**Task objective:**
Your output is the lines from the first one to the one containing "from bokeh.resources import INLINE", repeated exactly, with images left out.

**Dataset content:**
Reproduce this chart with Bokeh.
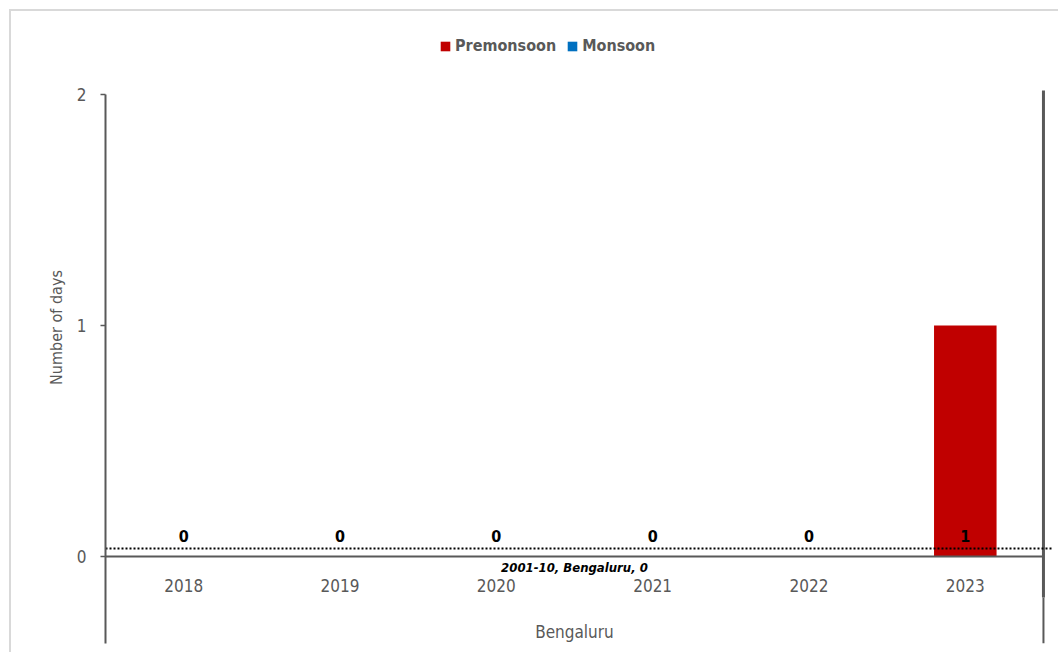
from bokeh.core.properties import value
from bokeh.embed import file_html
from bokeh.models import FixedTicker, Legend, LegendItem, LinearAxis, Range1d
from bokeh.plotting import figure
from bokeh.resources import INLINE

# ---- data -------------------------------------------------------------
city = "Bengaluru"
years = ["2018", "2019", "2020", "2021", "2022", "2023"]
premonsoon = [0, 0, 0, 0, 0, 1]
monsoon = [0, 0, 0, 0, 0, 0]
baseline_period = "2001-10"
baseline_days = 0
y_ticks = [0, 1, 2]

# ---- styling ----------------------------------------------------------
FONT = "DejaVu Sans Condensed"
GREY = "#595959"
RED = "#c00000"
BLUE = "#0070c0"

n = len(years)
x_pos = [i + 0.5 for i in range(n)]
y_top = max(y_ticks)
y_start, y_end = -0.3766, 2.359
ref_shift = 0.035  # the baseline is drawn a hair above the axis line

p = figure(width=1049, height=643,
           x_range=Range1d(0, 6.077), y_range=Range1d(y_start, y_end),
           x_axis_type=None, y_axis_type=None,
           output_backend="svg", toolbar_location=None,
           min_border_left=94, min_border_right=5,
           min_border_top=0, min_border_bottom=11)
p.outline_line_color = None
p.background_fill_color = "white"
p.margin = (9, 0, 0, 9)
p.styles = {"border-left": "2px solid #d9d9d9", "border-top": "2px solid #d9d9d9"}

p.extra_y_ranges = {"ref": Range1d(y_start - ref_shift, y_end - ref_shift)}

# value axis (line limited to the plotted span)
yaxis = LinearAxis(ticker=FixedTicker(ticks=y_ticks), bounds=(y_start, y_top),
                   axis_label="Number of days")
yaxis.axis_line_color = GREY
yaxis.axis_line_width = 2
yaxis.major_tick_line_color = GREY
yaxis.major_tick_line_width = 1.5
yaxis.major_tick_out = 5
yaxis.major_tick_in = 0
yaxis.minor_tick_line_color = None
yaxis.major_label_standoff = 14
yaxis.major_label_text_font = FONT
yaxis.major_label_text_font_size = "17px"
yaxis.major_label_text_color = GREY
yaxis.axis_label_standoff = 8
yaxis.axis_label_text_font = FONT
yaxis.axis_label_text_font_style = "normal"
yaxis.axis_label_text_font_size = "16px"
yaxis.axis_label_text_color = GREY
p.add_layout(yaxis, "left")

# bars (stacked)
mon_top = [a + b for a, b in zip(premonsoon, monsoon)]
r_pre = p.vbar(x=x_pos, bottom=0, top=premonsoon, width=0.4,
               fill_color=RED, line_color=None)
r_mon = p.vbar(x=x_pos, bottom=premonsoon, top=mon_top, width=0.4,
               fill_color=BLUE, line_color=None)

# category axis line and right divider
p.segment(x0=[0], y0=[0], x1=[n], y1=[0], line_color=GREY, line_width=2)
p.segment(x0=[n], y0=[-0.177], x1=[n], y1=[y_top + 0.017],
          line_color=GREY, line_width=3)
p.segment(x0=[n], y0=[y_start], x1=[n], y1=[-0.177],
          line_color=GREY, line_width=2)

# 2001-10 baseline
p.line(x=[0, n + 0.06], y=[baseline_days, baseline_days], y_range_name="ref",
       line_color="black", line_width=2, line_dash="2 2")
p.text(x=[n / 2], y=[baseline_days], y_range_name="ref",
       text=[f"{baseline_period}, {city}, {baseline_days}"],
       y_offset=19, text_align="center", text_baseline="middle",
       text_font=value(FONT), text_font_style="bold italic",
       text_font_size="13px", text_color="black")

# value labels
p.text(x=x_pos, y=[0] * n, text=[str(v) for v in premonsoon], y_offset=-20,
       text_align="center", text_baseline="middle", text_font=value(FONT),
       text_font_style="bold", text_font_size="16px", text_color="black")

# category labels
p.text(x=x_pos, y=[0] * n, text=years, y_offset=29,
       text_align="center", text_baseline="middle", text_font=value(FONT),
       text_font_size="17px", text_color=GREY)
p.text(x=[n / 2], y=[0], text=[city], y_offset=76,
       text_align="center", text_baseline="middle", text_font=value(FONT),
       text_font_size="17px", text_color=GREY)

legend = Legend(items=[LegendItem(label="Premonsoon", renderers=[r_pre]),
                       LegendItem(label="Monsoon", renderers=[r_mon])],
                orientation="horizontal", location=(334, 588),
                glyph_width=12, glyph_height=12, label_standoff=4,
                spacing=10, padding=0, margin=0,
                border_line_color=None, background_fill_alpha=0,
                label_text_font=FONT, label_text_font_style="bold",
                label_text_font_size="16px", label_text_color=GREY)
p.add_layout(legend, "center")

open("out.html", "w").write(file_html(p, INLINE))
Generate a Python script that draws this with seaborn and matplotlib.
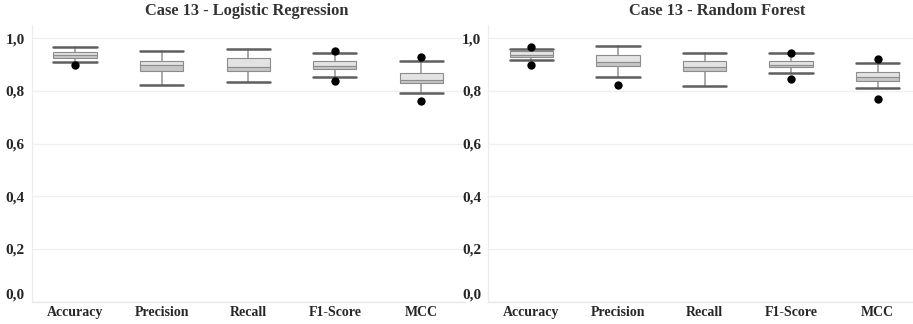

**Task solution:**
Reproduce this chart with Bokeh.
from bokeh.core.properties import value
from bokeh.embed import file_html
from bokeh.models import FixedTicker, Legend, LegendItem, LinearAxis, Range1d
from bokeh.plotting import figure
from bokeh.resources import INLINE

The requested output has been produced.